Uninspired, Joyless Jewish Exhibit
Lawrence Bender, prominent producer, has condemned the exhibition as “uninspired”, “joyless” and full of bias for its derogatory language about the industry’s leading legends.
He said: “You think ‘Oh, we’re back in the shtetl, we’re back in the ghetto,’” speaking after seeing the Hollywoodland show at the museum owned by the Academy of Motion Picture Arts and Sciences (Ampas), the organizsation behind the annual Oscars.
Harry Cohn, the co-founder of Columbia Pictures, is accused in information placards of being a “tyrant and predator” who modelled his office after Mussolini’s, “built to intimidate anyone who entered”.
Harry Warner: Frugal and Womanizer
Harry Warner of the Warner Brothers is described as “frugal” and “womanizer”, while Carl Laemmle, the president of Universal, is called out for nepotism.
Double Standard
The criticism was echoed by Patrick Moss, the television writer, who said: “The exhibit is a lazy and insidious condemnation of Hollywood’s founders,” writing in an outraged letter to Ampas: “The focus is not on the founders’ achievements, but on their sins.”
He also said the exhibition was “complicit in the hatred of American Jews, by using anti-Semitic tropes and dog-whistles”.
Ironically, the display had been intended to correct the impression that the immigrant founders of the film industry had been completely written out of the story when the Academy Museum opened in 2021.

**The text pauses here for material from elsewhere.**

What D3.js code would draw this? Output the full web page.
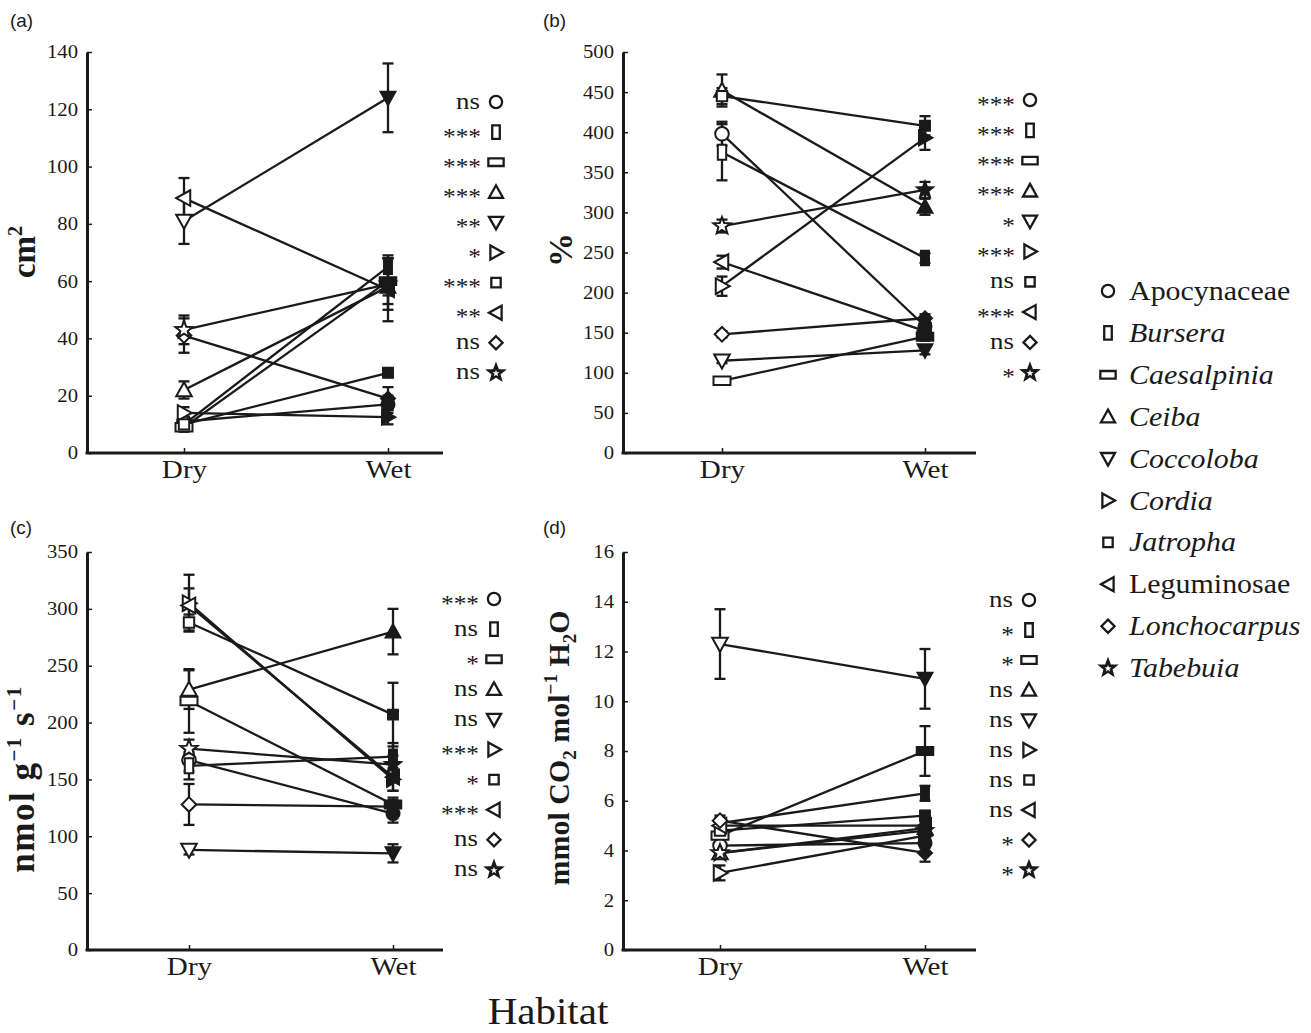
<!DOCTYPE html>
<html>
<head>
<meta charset="utf-8">
<script src="https://cdn.jsdelivr.net/npm/d3@7"></script>
<style>
  body { margin: 0; background: #fff; }
  svg { display: block; }
</style>
</head>
<body>
<svg id="chart" width="1311" height="1033"></svg>
<script>
// ---------- DATA ----------
const species = ["Apocynaceae","Bursera","Caesalpinia","Ceiba","Coccoloba","Cordia","Jatropha","Leguminosae","Lonchocarpus","Tabebuia"];
const italicSpecies = [false,true,true,true,true,true,true,false,true,true];
const shapes = ["circle","tallRect","wideRect","triUp","triDown","triRight","square","triLeft","diamond","star"];
const habitats = ["Dry","Wet"];

// (a) cm2
const aDry    = [11, 10, 9, 22, 81, 14, 10, 89, 41, 43];
const aDryErr = [1.5, 1.5, 1.5, 3, 8, 2, 1.5, 7, 6, 5];
const aWet    = [17, 65, 60, 58, 124, 12.5, 28, 57, 19, 59];
const aWetErr = [3, 4, 8, 3, 12, 2.5, 1.5, 11, 4, 9];
const aSig = ["ns","***","***","***","**","*","***","**","ns","ns"];
const aTicks = [0,20,40,60,80,100,120,140];

// (b) %
const bDry    = [398, 375, 90, 452, 115, 208, 445, 238, 148, 283];
const bDryErr = [15, 35, 3, 20, 3, 12, 10, 8, 4, 8];
const bWet    = [158, 243, 145, 307, 128, 393, 408, 152, 168, 328];
const bWetErr = [6, 6, 5, 10, 5, 15, 12, 6, 5, 10];
const bSig = ["***","***","***","***","*","***","ns","***","ns","*"];
const bTicks = [0,50,100,150,200,250,300,350,400,450,500];

// (c) nmol g-1 s-1
const cDry    = [167, 162, 219, 229, 88, 305, 288, 303, 128, 177];
const cDryErr = [10, 12, 28, 17, 4, 25, 7, 15, 18, 8];
const cWet    = [120, 170, 128, 280, 85, 150, 207, 152, 126, 163];
const cWetErr = [8, 12, 6, 20, 8, 10, 28, 12, 6, 8];
const cSig = ["***","ns","*","ns","ns","***","*","***","ns","ns"];
const cTicks = [0,50,100,150,200,250,300,350];

// (d) mmol CO2 mol-1 H2O
const dDry    = [4.2, 5.1, 4.6, 3.9, 12.3, 3.1, 4.8, 5.0, 5.2, 3.9];
const dDryErr = [0.2, 0.2, 0.2, 0.2, 1.4, 0.3, 0.2, 0.2, 0.2, 0.2];
const dWet    = [4.3, 6.3, 8.0, 4.9, 10.9, 4.6, 5.4, 5.0, 3.9, 4.8];
const dWetErr = [0.2, 0.3, 1.0, 0.2, 1.2, 0.2, 0.2, 0.2, 0.35, 0.2];
const dSig = ["ns","*","*","ns","ns","ns","ns","ns","*","*"];
const dTicks = [0,2,4,6,8,10,12,14,16];

// ---------- LAYOUT ----------
const INK = "#1a1a1a";
const SERIF = "'Liberation Serif','DejaVu Serif',serif";
const SANS = "'Liberation Sans','DejaVu Sans',sans-serif";
const SX = 1.12; // horizontal text stretch seen in the reference

const panels = [
  {letter:"(a)", lx:10, ly:27, axX:87, axEnd:443, xDry:184, xWet:388, yTop:52, yBot:453,
   ticks:aTicks, dry:aDry, dryErr:aDryErr, wet:aWet, wetErr:aWetErr, sig:aSig,
   sigX:496, sigY0:102, sigStep:30.1, titleX:35, titleY:252, title:"a"},
  {letter:"(b)", lx:543, ly:27, axX:623, axEnd:976, xDry:722, xWet:925, yTop:52, yBot:453,
   ticks:bTicks, dry:bDry, dryErr:bDryErr, wet:bWet, wetErr:bWetErr, sig:bSig,
   sigX:1030, sigY0:100, sigStep:30.3, titleX:572, titleY:250, title:"b"},
  {letter:"(c)", lx:10, ly:534, axX:87, axEnd:443, xDry:189, xWet:393, yTop:552, yBot:950,
   ticks:cTicks, dry:cDry, dryErr:cDryErr, wet:cWet, wetErr:cWetErr, sig:cSig,
   sigX:494, sigY0:599, sigStep:30.1, titleX:34, titleY:779, title:"c"},
  {letter:"(d)", lx:543, ly:534, axX:623, axEnd:976, xDry:720, xWet:925, yTop:552, yBot:950,
   ticks:dTicks, dry:dDry, dryErr:dDryErr, wet:dWet, wetErr:dWetErr, sig:dSig,
   sigX:1029, sigY0:600, sigStep:30.0, titleX:569, titleY:748, title:"d"}
];

const svg = d3.select("#chart");

function stretchedText(parent, x, y, str, opts) {
  const t = parent.append("text")
    .attr("transform", `translate(${x},${y}) scale(${opts.sx || SX},1)`)
    .attr("font-family", opts.family || SERIF)
    .attr("font-size", opts.size)
    .attr("fill", INK)
    .attr("text-anchor", opts.anchor || "start")
    .text(str);
  if (opts.style) t.attr("font-style", opts.style);
  if (opts.ls) t.attr("letter-spacing", opts.ls);
  return t;
}

// ---------- SHAPES ----------
function shapePath(name, k) {
  k = k || 1;
  const p = d3.path();
  switch (name) {
    case "circle": { const r = 6.8*k; p.moveTo(r,0); p.arc(0,0,r,0,2*Math.PI); break; }
    case "tallRect": { const w=4.2*k, h=7.5*k; p.rect(-w,-h,2*w,2*h); break; }
    case "wideRect": { const w=8.5*k, h=4.2*k; p.rect(-w,-h,2*w,2*h); break; }
    case "square": { const s=5.2*k; p.rect(-s,-s,2*s,2*s); break; }
    case "triUp": { const s=7.8*k; p.moveTo(0,-s); p.lineTo(s,s*0.8); p.lineTo(-s,s*0.8); p.closePath(); break; }
    case "triDown": { const s=7.8*k; p.moveTo(0,s); p.lineTo(s,-s*0.8); p.lineTo(-s,-s*0.8); p.closePath(); break; }
    case "triRight": { const s=7.8*k; p.moveTo(s,0); p.lineTo(-s*0.8,s); p.lineTo(-s*0.8,-s); p.closePath(); break; }
    case "triLeft": { const s=7.8*k; p.moveTo(-s,0); p.lineTo(s*0.8,s); p.lineTo(s*0.8,-s); p.closePath(); break; }
    case "diamond": { const s=7.3*k; p.moveTo(0,-s); p.lineTo(s,0); p.lineTo(0,s); p.lineTo(-s,0); p.closePath(); break; }
    case "star": {
      const R=9*k, r=3.8*k;
      for (let i=0;i<10;i++){
        const a = -Math.PI/2 + i*Math.PI/5;
        const rr = i%2===0 ? R : r;
        const x = rr*Math.cos(a), y = rr*Math.sin(a);
        if (i===0) p.moveTo(x,y); else p.lineTo(x,y);
      }
      p.closePath(); break;
    }
  }
  return p.toString();
}

function keyMarker(parent, shape, cx, cy) {
  parent.append("path").attr("d",shapePath(shape,0.9))
    .attr("transform",`translate(${cx},${cy})`)
    .attr("fill", shape==="star" ? INK : "#fff").attr("stroke",INK).attr("stroke-width",2.3);
  if (shape==="star") {
    parent.append("path").attr("d",shapePath("star",0.4)).attr("transform",`translate(${cx},${cy+0.5})`)
      .attr("fill","#fff");
  }
}

// ---------- PANELS ----------
panels.forEach(P => {
  const g = svg.append("g");
  const max = P.ticks[P.ticks.length-1];
  const y = d3.scaleLinear().domain([0,max]).range([P.yBot,P.yTop]);
  const x = d3.scalePoint().domain(habitats).range([P.xDry,P.xWet]);

  // panel letter
  stretchedText(svg, P.lx, P.ly, P.letter, {family:SANS, size:18, sx:1.05});

  // y axis
  const yAxis = d3.axisLeft(y).tickValues(P.ticks).tickSize(-5).tickPadding(8).tickSizeOuter(0);
  const ya = g.append("g").attr("transform",`translate(${P.axX},0)`).call(yAxis);
  ya.select(".domain").attr("stroke",INK).attr("stroke-width",3);
  ya.selectAll(".tick line").attr("stroke",INK).attr("stroke-width",1.5);
  ya.selectAll(".tick text").attr("font-family",SERIF).attr("font-size",18.5).attr("fill",INK)
    .attr("transform",`scale(${SX},1)`);

  // x axis
  g.append("line").attr("x1",P.axX-1.5).attr("x2",P.axEnd).attr("y1",P.yBot).attr("y2",P.yBot)
   .attr("stroke",INK).attr("stroke-width",3);
  const xAxis = d3.axisBottom(x).tickSize(-5).tickPadding(7).tickSizeOuter(0);
  const xa = g.append("g").attr("transform",`translate(0,${P.yBot})`).call(xAxis);
  xa.select(".domain").remove();
  xa.selectAll(".tick line").attr("stroke",INK).attr("stroke-width",1.5);
  xa.selectAll(".tick text").attr("font-family",SERIF).attr("font-size",26).attr("fill",INK)
    .attr("transform",`scale(${SX},1)`);

  // lines
  const line = d3.line().x(d=>x(d.h)).y(d=>y(d.v));
  species.forEach((s,i) => {
    g.append("path").attr("d", line([{h:"Dry",v:P.dry[i]},{h:"Wet",v:P.wet[i]}]))
     .attr("fill","none").attr("stroke",INK).attr("stroke-width",2.3);
  });
  // error bars
  const drawErr = (h, v, e) => {
    const cx = x(h);
    g.append("line").attr("x1",cx).attr("x2",cx).attr("y1",y(v-e)).attr("y2",y(v+e))
     .attr("stroke",INK).attr("stroke-width",2.3);
    [v-e, v+e].forEach(t => g.append("line").attr("x1",cx-5.5).attr("x2",cx+5.5)
      .attr("y1",y(t)).attr("y2",y(t)).attr("stroke",INK).attr("stroke-width",2.3));
  };
  species.forEach((s,i) => { drawErr("Dry",P.dry[i],P.dryErr[i]); drawErr("Wet",P.wet[i],P.wetErr[i]); });
  // markers
  species.forEach((s,i) => {
    g.append("path").attr("d",shapePath(shapes[i]))
     .attr("transform",`translate(${x("Dry")},${y(P.dry[i])})`)
     .attr("fill","#fff").attr("stroke",INK).attr("stroke-width",2);
    g.append("path").attr("d",shapePath(shapes[i]))
     .attr("transform",`translate(${x("Wet")},${y(P.wet[i])})`)
     .attr("fill",INK).attr("stroke",INK).attr("stroke-width",1.5);
  });

  // significance column
  species.forEach((s,i) => {
    const cy = P.sigY0 + i*P.sigStep;
    keyMarker(g, shapes[i], P.sigX, cy);
    const lab = P.sig[i];
    if (lab === "ns") {
      stretchedText(g, P.sigX-16, cy+6.5, lab, {size:24, anchor:"end", sx:1.12});
    } else {
      stretchedText(g, P.sigX-15, cy+11.5, lab, {size:23, anchor:"end", sx:1.1});
    }
  });

  // y title
  const t = svg.append("text").attr("transform",`translate(${P.titleX},${P.titleY}) rotate(-90)`)
    .attr("text-anchor","middle").attr("font-family",SERIF).attr("font-weight","bold")
    .attr("fill",INK);
  if (P.title === "a") {
    t.attr("font-size",33);
    t.append("tspan").text("cm");
    t.append("tspan").attr("dy",-13).attr("font-size",20).text("2");
  } else if (P.title === "b") {
    t.attr("font-size",34).text("%");
  } else if (P.title === "c") {
    t.attr("font-size",35).attr("letter-spacing",1.5);
    t.append("tspan").text("nmol g");
    t.append("tspan").attr("dy",-13).attr("font-size",21).text("−1");
    t.append("tspan").attr("dy",13).text(" s");
    t.append("tspan").attr("dy",-13).attr("font-size",21).text("−1");
  } else {
    t.attr("font-size",30);
    t.append("tspan").text("mmol CO");
    t.append("tspan").attr("dy",7).attr("font-size",19).text("2");
    t.append("tspan").attr("dy",-7).text(" mol");
    t.append("tspan").attr("dy",-12).attr("font-size",19).text("−1");
    t.append("tspan").attr("dy",12).text(" H");
    t.append("tspan").attr("dy",7).attr("font-size",19).text("2");
    t.append("tspan").attr("dy",-7).text("O");
  }
});

// ---------- LEGEND ----------
const leg = svg.append("g");
species.forEach((s,i) => {
  const cy = 291 + i*41.9;
  keyMarker(leg, shapes[i], 1108, cy);
  stretchedText(leg, 1129, cy+9, s, {size:28, sx:1.07, style: italicSpecies[i] ? "italic" : "normal"});
});

// ---------- COMMON X TITLE ----------
stretchedText(svg, 548, 1024, "Habitat", {size:38, anchor:"middle", sx:1.08});
</script>
</body>
</html>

It prompted the chief executive of America’s anti-defamation league to ask “Where are the Jews?” when he visited, while John Goldwyn, the producer whose grandfather Sam founded MGM, called the omission of the founders’ contribution “an egregious oversight”, adding, “If you’re going to have a museum…that celebrates arguably the most significant art form of the 20th century, how is it possible not to acknowledge the Jewish men who started it all?”

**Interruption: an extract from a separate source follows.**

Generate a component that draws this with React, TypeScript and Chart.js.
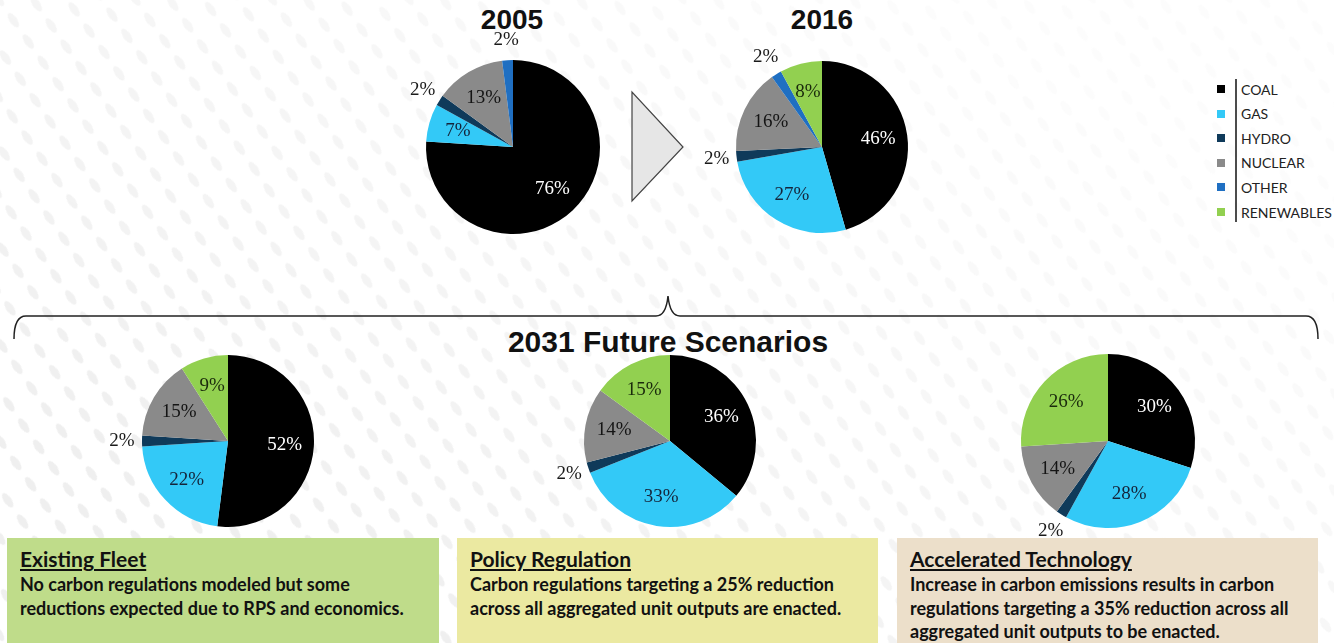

In response, the Academy Museum promised that Hollywoodland, which opened in May, would comprehensively tell the story of several seminal studio heads in the first permanent exhibition in the museum.

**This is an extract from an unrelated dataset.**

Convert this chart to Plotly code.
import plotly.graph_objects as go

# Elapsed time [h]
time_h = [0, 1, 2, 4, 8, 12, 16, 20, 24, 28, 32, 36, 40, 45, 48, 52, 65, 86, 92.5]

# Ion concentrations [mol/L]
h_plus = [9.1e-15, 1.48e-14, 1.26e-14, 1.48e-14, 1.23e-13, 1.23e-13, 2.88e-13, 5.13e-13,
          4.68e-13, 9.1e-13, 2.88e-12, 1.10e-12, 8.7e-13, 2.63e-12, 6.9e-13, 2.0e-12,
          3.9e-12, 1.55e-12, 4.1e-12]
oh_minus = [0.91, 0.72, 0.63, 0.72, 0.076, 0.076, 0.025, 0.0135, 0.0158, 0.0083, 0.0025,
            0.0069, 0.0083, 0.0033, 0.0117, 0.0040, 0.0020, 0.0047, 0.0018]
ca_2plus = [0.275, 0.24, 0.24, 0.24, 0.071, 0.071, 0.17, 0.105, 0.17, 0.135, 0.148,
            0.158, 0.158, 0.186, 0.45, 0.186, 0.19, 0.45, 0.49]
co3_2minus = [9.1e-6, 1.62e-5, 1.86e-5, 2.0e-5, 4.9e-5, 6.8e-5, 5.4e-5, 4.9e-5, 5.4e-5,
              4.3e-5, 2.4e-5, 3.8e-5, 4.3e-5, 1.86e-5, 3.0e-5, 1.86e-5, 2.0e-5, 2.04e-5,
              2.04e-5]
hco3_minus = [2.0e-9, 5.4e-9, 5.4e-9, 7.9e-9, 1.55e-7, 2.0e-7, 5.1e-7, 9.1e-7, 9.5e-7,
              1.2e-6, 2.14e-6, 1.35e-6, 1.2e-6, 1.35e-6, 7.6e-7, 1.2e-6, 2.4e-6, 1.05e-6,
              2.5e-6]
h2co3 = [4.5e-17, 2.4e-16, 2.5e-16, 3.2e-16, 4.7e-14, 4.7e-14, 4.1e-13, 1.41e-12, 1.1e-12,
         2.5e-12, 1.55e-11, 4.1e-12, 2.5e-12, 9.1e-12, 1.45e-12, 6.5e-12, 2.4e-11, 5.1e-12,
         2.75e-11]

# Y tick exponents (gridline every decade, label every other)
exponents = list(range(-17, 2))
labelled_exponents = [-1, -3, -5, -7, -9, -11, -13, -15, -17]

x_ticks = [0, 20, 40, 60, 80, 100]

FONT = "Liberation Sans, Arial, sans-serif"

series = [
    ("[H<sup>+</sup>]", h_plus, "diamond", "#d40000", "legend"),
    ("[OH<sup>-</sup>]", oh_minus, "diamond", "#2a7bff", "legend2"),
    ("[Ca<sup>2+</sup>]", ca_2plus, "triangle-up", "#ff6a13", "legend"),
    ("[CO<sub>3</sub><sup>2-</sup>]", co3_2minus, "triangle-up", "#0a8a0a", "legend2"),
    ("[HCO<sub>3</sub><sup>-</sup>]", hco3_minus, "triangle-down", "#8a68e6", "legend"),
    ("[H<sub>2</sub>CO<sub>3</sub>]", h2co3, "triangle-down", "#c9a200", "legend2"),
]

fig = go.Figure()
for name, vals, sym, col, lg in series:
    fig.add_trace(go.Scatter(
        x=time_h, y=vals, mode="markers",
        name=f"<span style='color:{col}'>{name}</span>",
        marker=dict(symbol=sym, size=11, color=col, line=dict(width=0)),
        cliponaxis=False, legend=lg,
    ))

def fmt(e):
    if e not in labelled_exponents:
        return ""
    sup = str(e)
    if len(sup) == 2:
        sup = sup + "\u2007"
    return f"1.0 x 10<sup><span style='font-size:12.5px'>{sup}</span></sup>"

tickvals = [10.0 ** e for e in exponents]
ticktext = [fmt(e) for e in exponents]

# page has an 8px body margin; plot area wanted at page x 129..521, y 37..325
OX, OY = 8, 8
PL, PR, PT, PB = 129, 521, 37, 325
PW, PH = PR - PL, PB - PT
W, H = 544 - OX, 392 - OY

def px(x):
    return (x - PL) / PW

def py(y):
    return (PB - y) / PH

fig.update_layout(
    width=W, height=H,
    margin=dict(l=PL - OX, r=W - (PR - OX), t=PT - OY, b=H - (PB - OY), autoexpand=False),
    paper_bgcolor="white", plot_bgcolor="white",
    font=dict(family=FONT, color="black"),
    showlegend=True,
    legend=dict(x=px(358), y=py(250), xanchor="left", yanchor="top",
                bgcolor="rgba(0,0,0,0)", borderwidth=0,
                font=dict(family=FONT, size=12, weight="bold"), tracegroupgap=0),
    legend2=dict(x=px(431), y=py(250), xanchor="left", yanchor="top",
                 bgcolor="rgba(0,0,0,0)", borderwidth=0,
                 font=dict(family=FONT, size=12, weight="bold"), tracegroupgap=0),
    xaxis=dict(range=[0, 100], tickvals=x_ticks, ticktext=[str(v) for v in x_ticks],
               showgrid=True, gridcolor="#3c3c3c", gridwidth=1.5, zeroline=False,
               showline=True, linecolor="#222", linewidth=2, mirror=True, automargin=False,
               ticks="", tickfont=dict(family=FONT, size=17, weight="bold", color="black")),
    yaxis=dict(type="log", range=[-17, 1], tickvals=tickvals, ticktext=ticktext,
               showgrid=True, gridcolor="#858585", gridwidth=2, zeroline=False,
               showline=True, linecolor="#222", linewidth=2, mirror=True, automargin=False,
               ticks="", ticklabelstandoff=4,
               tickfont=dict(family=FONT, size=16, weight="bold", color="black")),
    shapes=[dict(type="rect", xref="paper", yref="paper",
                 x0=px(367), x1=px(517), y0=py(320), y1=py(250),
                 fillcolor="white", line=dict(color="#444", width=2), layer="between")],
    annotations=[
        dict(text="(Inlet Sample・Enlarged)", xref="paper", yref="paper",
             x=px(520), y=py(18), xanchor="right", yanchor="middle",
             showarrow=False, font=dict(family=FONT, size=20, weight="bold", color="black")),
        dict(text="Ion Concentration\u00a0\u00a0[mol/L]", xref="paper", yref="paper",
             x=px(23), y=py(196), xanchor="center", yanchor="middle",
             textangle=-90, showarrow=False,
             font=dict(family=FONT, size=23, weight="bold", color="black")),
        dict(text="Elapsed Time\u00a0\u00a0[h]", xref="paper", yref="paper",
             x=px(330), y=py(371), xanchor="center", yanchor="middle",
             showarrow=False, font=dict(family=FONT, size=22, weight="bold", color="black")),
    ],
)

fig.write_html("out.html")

Jacqueline Stewart, who just lost her job as museum director, and Dara Jaffe, its curator, have borne the brunt of the criticism for the exhibit.
They claimed that the show would get prominent space in the popular area where visitors had previously paid to be filmed picking up their own Oscars Awards in a simulated ceremony.
Small, Dark Place
But its location has been condemned as small, dark and unimpressive, “up on the third floor where nobody is going to see it.”
AMPAS has acknowledged receiving letters of criticism and promised to “move quickly and thoughtfully” in addressing concerns.